Rear seat space is excellent relative to similarly-priced alternatives, with space for adults behind regular-sized adults in the outboard seats. Headroom is good despite the sunroof and there’s plenty of legroom – although the lack of air vents is a missed opportunity.
There’s a trio of top tether points and two ISOFIX points back there, along with two USB-A points.
Boot space is impressive. You get a claimed 395 litres of luggage space with the rear seats in place, expanding to 1187L with them folded flat. It’s a broad, deep space with room for golf clubs, and the inclusion of a space saver spare is handy if you’re venturing out of town.
What’s under the bonnet?
Power in the more expensive ZST Essence on test here comes from a 1.3-litre turbocharged three-cylinder petrol engine making 115kW of power and 230Nm of torque, which is sent to the front wheels through a six-speed torque converter automatic.
Claimed fuel economy is 7.1 litres per 100km on the combined cycle. We saw 7.8L/100km on a week skewed to city driving.
The fuel tank holds 45 litres and you’ll need to stump for 95 RON premium unleaded.
How does the MG ZST drive?
The more powerful MG ZST is a punchy little thing to drive in the city, with a distinct three-cylinder growl when you put your foot down.
Alternate vehicle pictured
There’s a short pause off the line, forcing you to wait a beat when you first accelerate away from the traffic lights, but once it’s up and running there’s enough go here to squeeze you back in your seat.
The engine is relatively smooth and quiet when you aren’t in a hurry, with no awkward or unseemly vibrations sneaking into the cabin and it’s mated to a six-speed auto that shuffles unobtrusively through the gears. It’s very conventional, which will make anyone hopping out of an old car feel comfortable.
Vision out is excellent in every direction, and smaller drivers will enjoy what’s quite a commanding driving position. Combined with light steering, the all-round vision makes the ZST feel at home in the confines of the city.

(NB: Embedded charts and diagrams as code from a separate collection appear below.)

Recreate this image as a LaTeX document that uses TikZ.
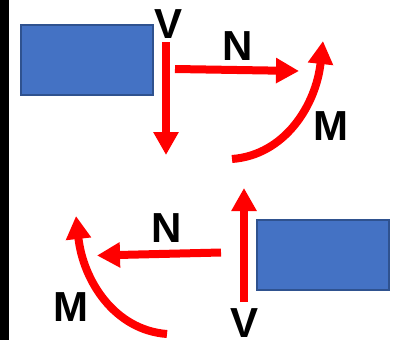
\documentclass[tikz,border=0pt]{standalone}
\usepackage{fontspec}
\setmainfont{Liberation Sans}
\usetikzlibrary{arrows.meta}
\definecolor{boxfill}{HTML}{4472C4}
\definecolor{boxline}{HTML}{2F528F}
\tikzset{
  member/.style={draw=boxline,fill=boxfill,line width=2pt,minimum width=132pt,minimum height=70pt,inner sep=0pt},
  force/.style={draw=red,line width=8pt,-{Triangle[length=23pt,width=24pt,fill=red]}},
  lbl/.style={font=\fontsize{42}{42}\selectfont\bfseries,inner sep=0pt}
}
\begin{document}
\begin{tikzpicture}[x=1pt,y=-1pt]
  \useasboundingbox (0,0) rectangle (393,340);

  \fill[black] (0,0) rectangle (8.5,340);

  \node[member] (box1) at (87,60)  {};
  \node[member] (box2) at (323,255) {};

  \begin{scope}[every node/.style={lbl}]
    \node (v1) at (169,24)  {V};
    \node (n1) at (238,46)  {N};
    \node (m1) at (331,126) {M};
    \node (v2) at (245,323) {V};
    \node (n2) at (167,228) {N};
    \node (m2) at (71,307)  {M};
  \end{scope}

  \coordinate (v1a) at (166,42);
  \coordinate (v1b) at (166,155);
  \coordinate (n1a) at (175,69);
  \coordinate (n1b) at (299,71);
  \coordinate (m1a) at (232,159);
  \coordinate (m1b) at (323,41);
  \coordinate (v2a) at (244,302);
  \coordinate (v2b) at (244,188);
  \coordinate (n2a) at (221,252.5);
  \coordinate (n2b) at (97,255.5);
  \coordinate (m2a) at (167,334);
  \coordinate (m2b) at (76,216);

  \draw[force] (v1a) -- (v1b);
  \draw[force] (n1a) -- (n1b);
  \draw[force] (m1a) .. controls (285,155) and (316,105) .. (m1b);
  \draw[force] (v2a) -- (v2b);
  \draw[force] (n2a) -- (n2b);
  \draw[force] (m2a) .. controls (114,330) and (83,280) .. (m2b);

\end{tikzpicture}
\end{document}
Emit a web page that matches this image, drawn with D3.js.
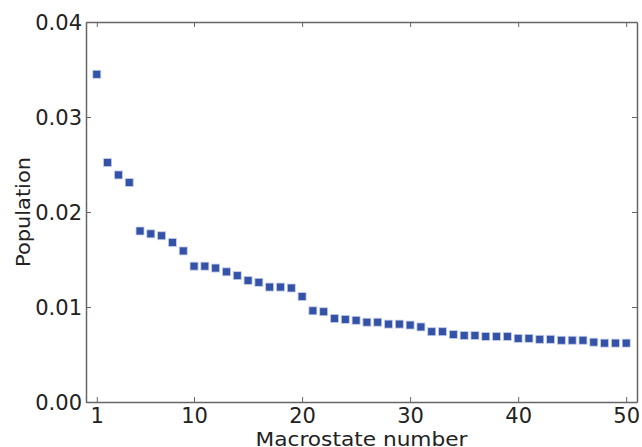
<!DOCTYPE html>
<html>
<head>
<meta charset="utf-8">
<script src="https://cdn.jsdelivr.net/npm/d3@7"></script>
<style>
html,body{margin:0;padding:0;background:#fff;}
svg{display:block;}
text{font-family:"DejaVu Sans",sans-serif;fill:#222;}
</style>
</head>
<body>
<svg id="chart" width="642" height="447"></svg>
<script>
const macrostates = d3.range(1, 51);
const population = [
  0.0345, 0.0252, 0.0239, 0.0231, 0.0180, 0.0177, 0.0175, 0.0168, 0.0159, 0.0143,
  0.0143, 0.0141, 0.0137, 0.0133, 0.0128, 0.0126, 0.0121, 0.0121, 0.0120, 0.0111,
  0.0096, 0.0095, 0.0088, 0.0087, 0.0086, 0.0084, 0.0084, 0.0082, 0.0082, 0.0081,
  0.0079, 0.0074, 0.0074, 0.0071, 0.0070, 0.0070, 0.0069, 0.0069, 0.0069, 0.0067,
  0.0067, 0.0066, 0.0066, 0.0065, 0.0065, 0.0065, 0.0063, 0.0062, 0.0062, 0.0062
];
const xTicks = [1, 10, 20, 30, 40, 50];
const yTicks = [0, 0.01, 0.02, 0.03, 0.04];

const margin = {left: 86, right: 5, top: 22, bottom: 45};
const W = 642, H = 447;
const svg = d3.select("#chart");
const x = d3.scaleLinear().domain([0, 51]).range([margin.left, W - margin.right]);
const y = d3.scaleLinear().domain([0, 0.04]).range([H - margin.bottom, margin.top]);

const frameColor = "#666";
const g = svg.append("g");

// markers
const s = 8;
g.selectAll("rect.pt").data(macrostates).enter().append("rect")
  .attr("class", "pt")
  .attr("x", d => x(d) - s / 2)
  .attr("y", (d, i) => y(population[i]) - s / 2)
  .attr("width", s).attr("height", s)
  .attr("fill", "#3352a8")
  .attr("stroke", "#c5cfe8").attr("stroke-width", 0.8);

// axes
const fmtY = d3.format(".2f");
const axB = svg.append("g").attr("transform", `translate(0,${y(0)})`)
  .call(d3.axisBottom(x).tickValues(xTicks).tickSizeInner(-5).tickSizeOuter(0).tickPadding(6).tickFormat(d3.format("d")));
const axT = svg.append("g").attr("transform", `translate(0,${y(0.04)})`)
  .call(d3.axisTop(x).tickValues(xTicks).tickSizeInner(-5).tickSizeOuter(0).tickFormat(""));
const axL = svg.append("g").attr("transform", `translate(${x(0)},0)`)
  .call(d3.axisLeft(y).tickValues(yTicks).tickSizeInner(-5).tickSizeOuter(0).tickPadding(4).tickFormat(fmtY));
const axR = svg.append("g").attr("transform", `translate(${x(51)},0)`)
  .call(d3.axisRight(y).tickValues(yTicks).tickSizeInner(-5).tickSizeOuter(0).tickFormat(""));

[axB, axT, axL, axR].forEach(a => {
  a.select(".domain").attr("stroke", frameColor).attr("stroke-width", 1.5);
  a.selectAll(".tick line").attr("stroke", frameColor).attr("stroke-width", 1);
  a.selectAll("text").attr("font-size", 21).attr("font-family", "DejaVu Sans").attr("fill", "#222");
});
axB.selectAll("text").attr("dy", "0.71em");
axL.selectAll("text").attr("dy", "0.36em");

svg.append("text")
  .attr("x", (x(0) + x(51)) / 2).attr("y", 446)
  .attr("text-anchor", "middle").attr("font-size", 20)
  .attr("textLength", 212).attr("lengthAdjust", "spacingAndGlyphs")
  .text("Macrostate number");
svg.append("text")
  .attr("transform", `translate(30,${(y(0) + y(0.04)) / 2}) rotate(-90)`)
  .attr("text-anchor", "middle").attr("font-size", 20)
  .attr("textLength", 110).attr("lengthAdjust", "spacingAndGlyphs")
  .text("Population");
</script>
</body>
</html>
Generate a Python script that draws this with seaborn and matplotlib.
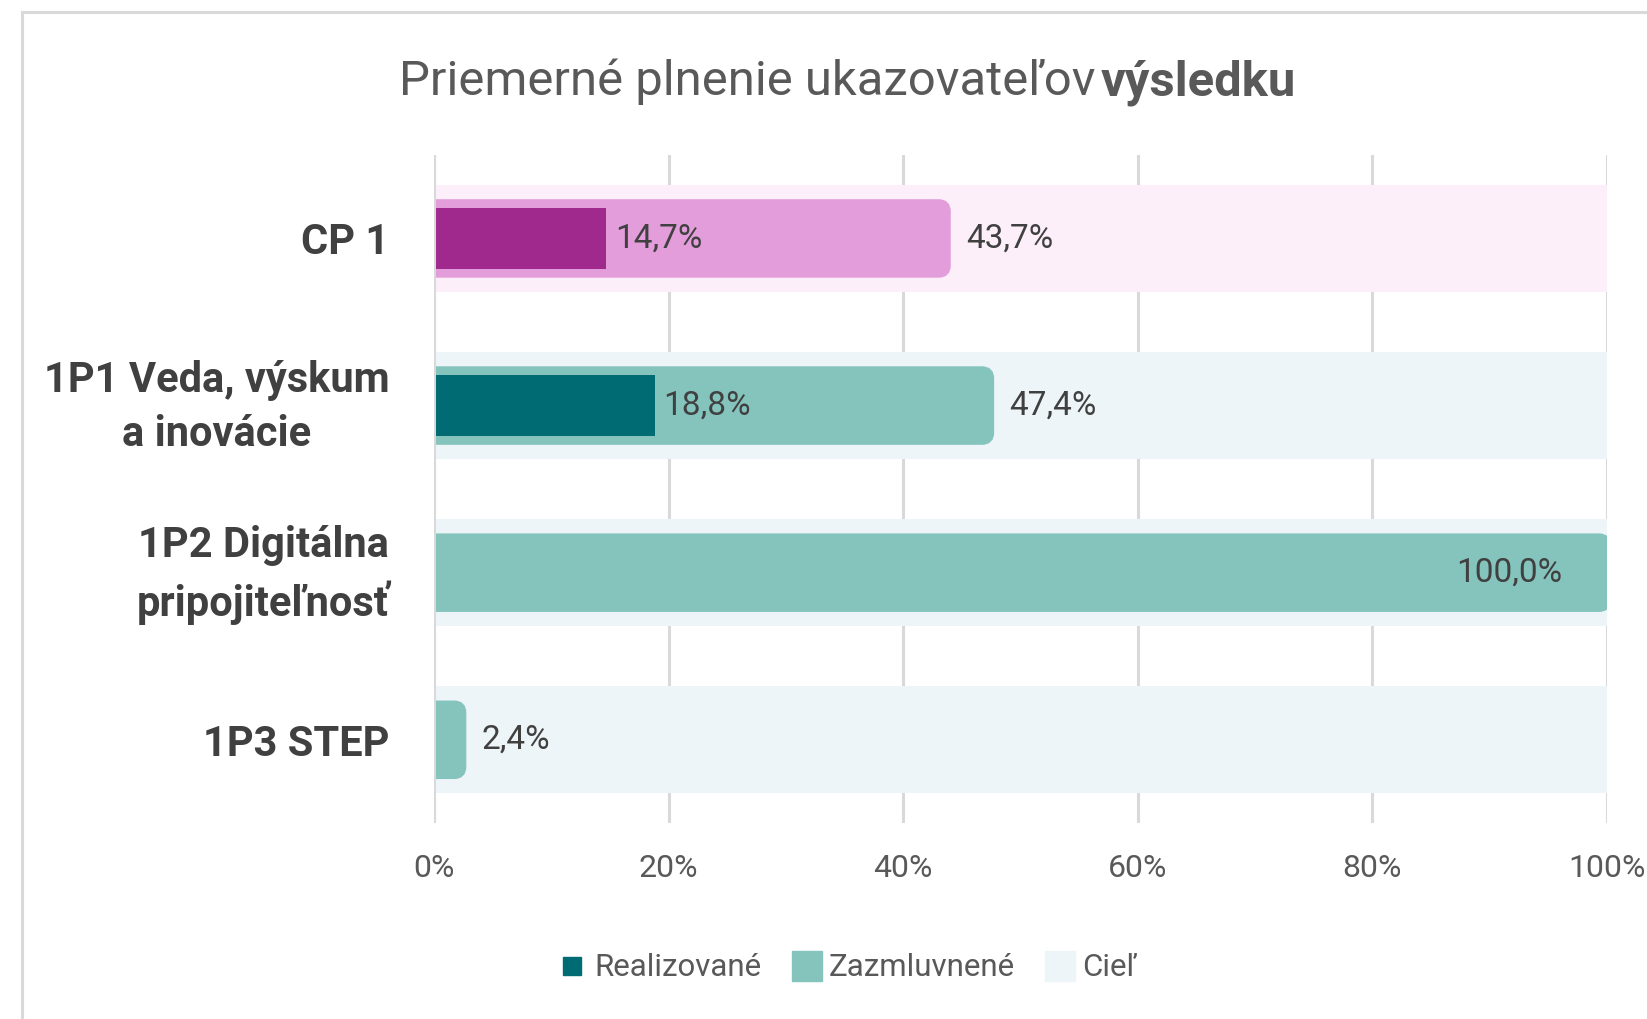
import numpy as np
import pandas as pd
import seaborn as sns
import matplotlib.pyplot as plt
import matplotlib.transforms as mtrans
from matplotlib.patches import FancyBboxPatch, Rectangle
from matplotlib.lines import Line2D

#--> data
categories = ["CP 1", "1P1 Veda, výskum\na inovácie", "1P2 Digitálna\npripojiteľnosť", "1P3 STEP"]
realizovane = [14.7, 18.8, 0.0, 0.0]
zazmluvnene = [43.7, 47.4, 100.0, 2.4]
ciel = [100.0, 100.0, 100.0, 100.0]
x_ticks = [0, 20, 40, 60, 80, 100]

#--> colors per row
dark_cols = ["#A0298E", "#006B73", "#006B73", "#006B73"]
mid_cols = ["#E39DDB", "#84C4BD", "#84C4BD", "#84C4BD"]
bg_cols = ["#FCEFF9", "#EDF5F8", "#EDF5F8", "#EDF5F8"]

sns.set_theme(style="white")
plt.rcParams['font.family'] = ['Roboto', 'DejaVu Sans']

df = pd.DataFrame({"cat": categories, "real": realizovane, "zaz": zazmluvnene, "ciel": ciel})

fig = plt.figure(figsize=(16.47, 10.19), dpi=100)
ax = fig.add_axes([0.2635, 0.192, 0.7122, 0.656])

sns.barplot(data=df, y="cat", x="ciel", hue="cat", palette=bg_cols, width=0.64,
            legend=False, ax=ax, zorder=2, linewidth=0, saturation=1)
n_bg = len(ax.patches)
sns.barplot(data=df, y="cat", x="zaz", hue="cat", palette=mid_cols, width=0.42,
            legend=False, ax=ax, zorder=3, linewidth=0, saturation=1)
n_mid = len(ax.patches)
sns.barplot(data=df, y="cat", x="real", hue="cat", palette=dark_cols, width=0.36,
            legend=False, ax=ax, zorder=4, linewidth=0, saturation=1)

ax.set_xlim(0, 100)
ax.set_ylim(3.5, -0.5)

# round the "zazmluvnene" bars (right side)
fig.canvas.draw()
px_x = ax.bbox.width / 100.0
px_y = ax.bbox.height / 4.0
aspect = px_x / px_y
r = 8 / px_x
for p in list(ax.patches[n_bg:n_mid]):
    x0, y0 = p.get_x(), p.get_y()
    w, h = p.get_width(), p.get_height()
    if w <= 0:
        p.remove()
        continue
    fb = FancyBboxPatch((x0 - 2 * r, y0), w + 2 * r, h,
                        boxstyle=f"round,pad=0,rounding_size={r}",
                        mutation_aspect=aspect, facecolor=p.get_facecolor(),
                        edgecolor=p.get_facecolor(), linewidth=6, zorder=3)
    p.remove()
    ax.add_patch(fb)

# data labels
lab_col = "#404040"
for i, (rv, zv) in enumerate(zip(realizovane, zazmluvnene)):
    if rv > 0:
        ax.annotate(f"{rv:.1f}%".replace(".", ","), (rv, i), xytext=(6, 0),
                    textcoords="offset points", va="center", ha="left",
                    fontsize=24, color=lab_col, zorder=6)
    if zv >= 90:
        ax.annotate(f"{zv:.1f}%".replace(".", ","), (zv, i), xytext=(-32, 0),
                    textcoords="offset points", va="center", ha="right",
                    fontsize=24, color=lab_col, zorder=6)
    elif zv > 0:
        ax.annotate(f"{zv:.1f}%".replace(".", ","), (zv, i), xytext=(14, 0),
                    textcoords="offset points", va="center", ha="left",
                    fontsize=24, color=lab_col, zorder=6)

# axes styling
ax.set_xticks(x_ticks)
ax.set_xticklabels([f"{t}%" for t in x_ticks])
ax.xaxis.grid(True, color="#D9D9D9", linewidth=2.2, zorder=0)
ax.set_axisbelow(True)
ax.axvline(0, color="#D9D9D9", linewidth=2.2, zorder=7)
for s in ax.spines.values():
    s.set_visible(False)
ax.set_xlabel("")
ax.set_ylabel("")
ax.tick_params(axis="x", length=0, pad=22, labelsize=23, labelcolor="#595959")
ax.tick_params(axis="y", length=0, pad=32, labelsize=30, labelcolor="#404040")
lift = mtrans.ScaledTranslation(0, 9 / 100, fig.dpi_scale_trans)
for lbl in ax.get_yticklabels():
    lbl.set_fontweight("bold")
    lbl.set_multialignment("center")
    lbl.set_linespacing(1.4)
    if "\n" in lbl.get_text():
        lbl.set_transform(lbl.get_transform() + lift)

# title: regular part + bold part
t1 = fig.text(0.2423, 1 - 95 / 1019, "Priemerné plnenie ukazovateľov ", fontsize=35.3,
              color="#595959", ha="left", va="baseline")
fig.canvas.draw()
bb = t1.get_window_extent()
fig.text(bb.x1 / fig.bbox.width - 0.004, 1 - 95 / 1019, "výsledku", fontsize=35.3,
         fontweight="bold", color="#595959", ha="left", va="baseline")

# legend
handles = [
    Line2D([], [], marker="s", linestyle="none", markersize=13, color="#006B73"),
    Line2D([], [], marker="s", linestyle="none", markersize=22, color="#84C4BD"),
    Line2D([], [], marker="s", linestyle="none", markersize=22, color="#EDF5F8"),
]
fig.legend(handles, ["Realizované", "Zazmluvnené", "Cieľ"], loc="center",
           bbox_to_anchor=(0.514, 1 - 968 / 1019), ncol=3, frameon=False,
           fontsize=22.5, labelcolor="#595959", handlelength=1.0,
           handletextpad=0.2, columnspacing=0.95)

# outer frame
fig.patches.append(Rectangle((22 / 1647, -0.2), 1.5, 0.2 + 1 - 12 / 1019,
                             transform=fig.transFigure, fill=False,
                             edgecolor="#D9D9D9", linewidth=2.2, zorder=0))

fig.savefig("out.png", dpi=100)
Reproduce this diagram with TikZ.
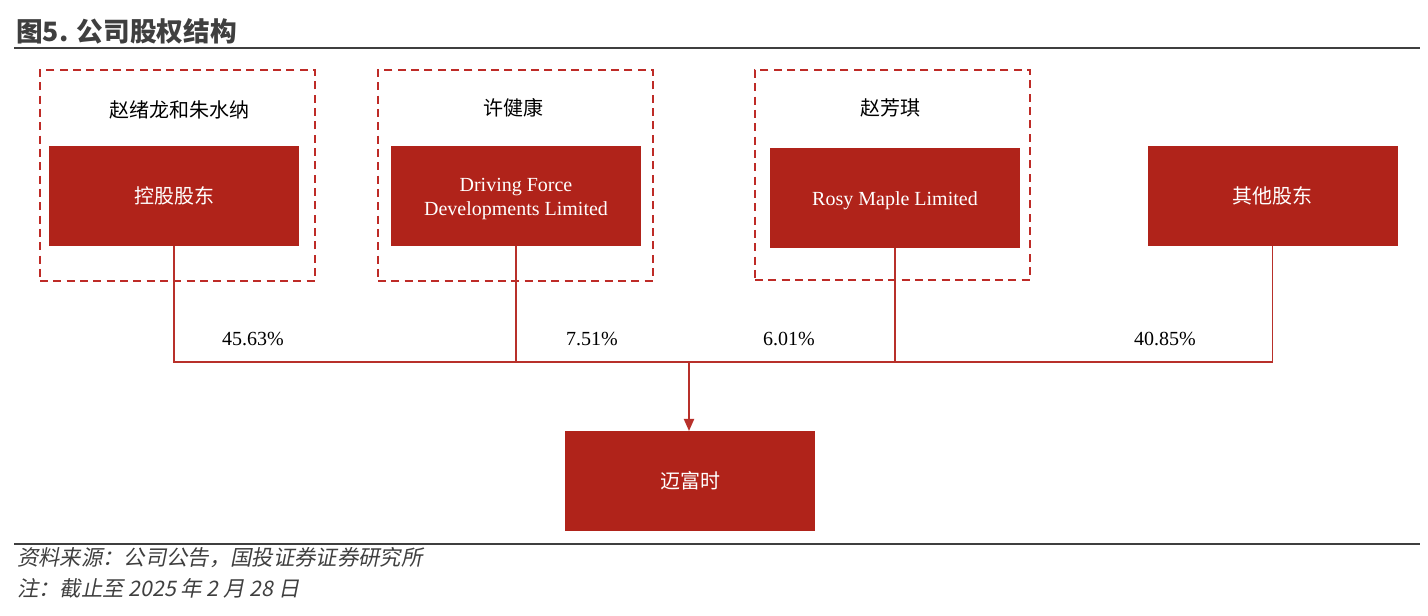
\documentclass[tikz,border=0pt]{standalone}
\usepackage{fontspec}
\setmainfont{Liberation Serif}
\newfontfamily\cjk{Noto Sans CJK SC}
\newfontfamily\cjkit[FakeSlant=0.2]{Noto Sans CJK SC}
\usetikzlibrary{arrows.meta}
\definecolor{boxred}{HTML}{B0231A}
\definecolor{linered}{HTML}{B8302A}
\definecolor{dashred}{HTML}{BE2B27}
\definecolor{titlegray}{HTML}{3F3F3F}
\newcommand{\lowertext}[1]{\raisebox{-2.25pt}[\height][\depth]{#1}}
\begin{document}
\begin{tikzpicture}[x=0.75pt,y=-0.75pt,
  redbox/.style={fill=boxred,draw=none,minimum width=250*0.75pt,minimum height=100*0.75pt,inner sep=0pt,outer sep=0pt,text=white,font=\fontsize{15pt}{18pt}\selectfont,align=center},
  dashbox/.style={draw=dashred,line width=1.6pt,dash pattern=on 6pt off 4pt,minimum width=275*0.75pt,minimum height=211*0.75pt,inner sep=0pt,outer sep=0pt},
  namelbl/.style={font=\cjk\fontsize{15pt}{18pt}\selectfont,text=black,inner sep=0pt},
  pct/.style={font=\fontsize{15pt}{18pt}\selectfont,text=black,inner sep=0pt},
  conn/.style={draw=linered,line width=1.4pt},
  arr/.style={conn,-{Triangle[width=7.5pt,length=9pt]}}
]
\useasboundingbox[fill=white] (0,0) rectangle (1428,616);
% title
\node[anchor=west,inner sep=0pt,font=\cjk\bfseries\fontsize{20pt}{24pt}\selectfont,text=titlegray] (title) at (16,31) {图5. 公司股权结构};
\draw[titlegray,line width=1pt] (14,48) -- (1420,48);
% dashed groups
\node[dashbox] (g1) at (177.5,175.5) {};
\node[dashbox] (g2) at (515.5,175.5) {};
\node[dashbox,minimum height=210*0.75pt] (g3) at (892.5,175) {};
\node[namelbl] (n1) at (179,110) {赵绪龙和朱水纳};
\node[namelbl] (n2) at (513,108) {许健康};
\node[namelbl] (n3) at (890,108) {赵芳琪};
% boxes
\node[redbox] (b1) at (174,196) {\cjk 控股股东};
\node[redbox] (b2) at (516,196) {\lowertext{\begin{tabular}{@{}c@{}}Driving Force\\Developments Limited\end{tabular}}};
\node[redbox] (b3) at (895,198) {\lowertext{Rosy Maple Limited}};
\node[redbox] (b4) at (1272.5,196) {\cjk 其他股东};
\node[redbox] (b5) at (690,481) {\cjk 迈富时};
% connectors
\coordinate (j) at (689,362);
\draw[conn] (b1.south) |- (j) -| (b4.south);
\draw[conn] (b2.south) -- (b2.south |- j);
\draw[conn] (b3.south) -- (b3.south |- j);
\draw[arr] (j) -- (j |- b5.north);
% percentages
\node[pct] (p1) at (253,339) {45.63\%};
\node[pct] (p2) at (592,339) {7.51\%};
\node[pct] (p3) at (789,339) {6.01\%};
\node[pct] (p4) at (1165,339) {40.85\%};
% footer
\draw[titlegray,line width=2pt] (14,544) -- (1420,544);
\node[anchor=west,inner sep=0pt,font=\cjkit\fontsize{16pt}{19pt}\selectfont,text=titlegray] (src) at (17,558) {资料来源：公司公告，国投证券证券研究所};
\node[anchor=west,inner sep=0pt,font=\cjkit\fontsize{16pt}{19pt}\selectfont,text=titlegray] (note) at (17,588) {注：截止至 2025 年 2 月 28 日};
\end{tikzpicture}
\end{document}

It’s a shame the rear-view camera is a bit foggy because it’s the only part of the package that saps your confidence.
The way it rides on big wheels is impressive. With a longer wheelbase than some of its rivals, it feels nice and relaxed at highway speeds. It even does a good job filtering out potholes and speed bumps on pimply city streets.
In fact it feels more grown up than some of its small SUV rivals. There’s not too much road noise at 100km/h from the tyres, nor is there much wind rustle from the mirrors.
Although the Michelin tyres are quality rubber, this isn’t a sports car, nor is it among the sportier SUVs on offer around this price. Then again, that’s not really the point of this vehicle.
The weakest part of the ZST is its driver assistance technology. The adaptive cruise control is smooth and smart enough, but the lane-keep assist spends too much time beeping and bonging at you.
It can also be too keen to take the reins if you drift slightly towards the white lines, even in its least aggressive mode.
What do you get?
ZST Core highlights:
- 10.1-inch touchscreen infotainment display
- Wired Apple CarPlay, Android Auto
- 4-speaker audio system
- 1 x 12V charger
- 2 x USB ports in first row
- 2 x USB ports in second row
- Fabric seats
- 17-inch alloy wheels
- Keyless entry and push button start
- Rear parking sensors
- 360-degree cameras
- Automatic headlights
- Adaptive cruise control
- 60/40 split folding rear seats
ZST Vibe adds:
- Rain-sensing wipers
- 6-speaker sound system
- Satellite navigation
- Front fog lights
- 17-inch two-tone alloy wheels
- Leatherette upholstery
ZST Excite adds:
- 1.3T engine
- Red brake calipers
- Gloss black exterior highlights
- Black door mirrors with integrated turn signals
- Black side sill extensions and rear diffuser
- High-gloss black grille
MG ZST Essence adds:
- Panoramic sunroof
- Model-specific 17-inch alloy wheels
- Digital instrument cluster
- Embossed MG logo on headrests
- Heated front seats
- 6-way power driver’s seat
Is the MG ZST safe?
ANCAP has yet to crash test the ZST, but the similar ZS has been crash tested and received a four-star rating back in 2017.
It is worth mentioning the ZS EV, which also features the same active safety suite technology as the ZST scored a five-star rating based on when it was tested in 2019.
Standard safety equipment on all ZST models includes:
- Adaptive cruise control
- Autonomous emergency braking (AEB)
- Blind-spot monitoring
- Forward collision warning
- Lane keep assist
- Lane departure warning
- Rear cross-traffic alert
- Surround-view cameras
How much does the MG ZST cost to run?
The MG ZST is backed by a seven-year, unlimited-kilometre warranty, with seven years of roadside assist.
Servicing is required every 12 months or 10,000 kilometres, whichever comes first. Five years of servicing in the 1.5-litre costs $1505, while the 1.3-litre costs $1566.
CarExpert’s Take on the MG ZST
The ZST still has plenty to offer in Australia.
It’s slightly more expensive than at launch, but still represents excellent value alongside its Korean and Japanese rivals.
With a comfortable ride, decent punch from the petrol engine, and a full suite of driver assists, it wants for very little.
Even with that said, the Essence on test here isn’t necessarily the smartest pick in the range. If it’s value you’re after, the Excite packs a well-stocked equipment list and the same 1.3-litre turbocharged engine as the Essence.
The Excite is $2000 cheaper than the Essence drive-away; which buys you a lot of premium unleaded.